POTÊNCIA VERSUS EMERGÊNCIA
Jia Aili não procura chamar uma teoria, ou desconstruir um aspecto do clima sociopolítico, como muitos pintores chineses contemporâneos têm feito, e que foi tendência em particular no final dos anos 1980. Os tempos mudaram. Ele também é classificado como um membro da geração pós-Mao da China, nascido em um mundo de modernização, que viria a ter pouca relação com a sociedade e as condições sociais das épocas anteriores, porém o artista parece recriar circunstâncias que postulam um cenário a partir do qual épicos literários trágicos são tecidos. Ele parece querer que os espectadores passem a sentir a angústia e o isolamento do mundo pintado: para sair de seus mundos e experimentar o seu. Isso explica o desejo pela enorme escala, considerada necessária para as pinturas, o que atrai os espectadores finalmente para perto da alma solitária que constantemente insere nas vastas massas de terra nas quais preparou o palco para seus dramas psicológicos sinópticos. Sua arte é, então, sobre a condição humana, razão pela qual as imagens ou cenas retratadas não são específicas para a China, nem especialmente para a época, mas talvez para uma experiência individual dessa sociedade em rápida modernização que atua como pano de fundo para a consciência da fragilidade humana e sua vulnerabilidade.
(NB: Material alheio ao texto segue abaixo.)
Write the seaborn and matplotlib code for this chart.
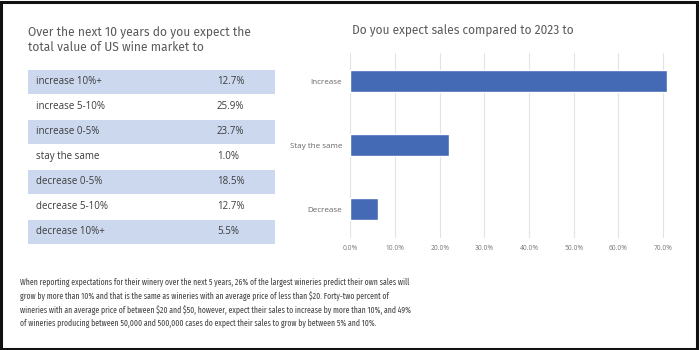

Crer que a arte estaria sempre e essencialmente vinculada à beleza foi um erro fatal de antigos estetas. Contudo hoje, com todas as defesas do pluralismo, característica tão forte da arte contemporânea, estar em desconforto e resistência ante as genealogias de outros tempos parece esboçar certo filistinismo estético. Talvez a opção de alguns novos artistas seja acertada: experienciar, reelaborar antigos conceitos e permitir tal liberdade – como opção, não como exclusão.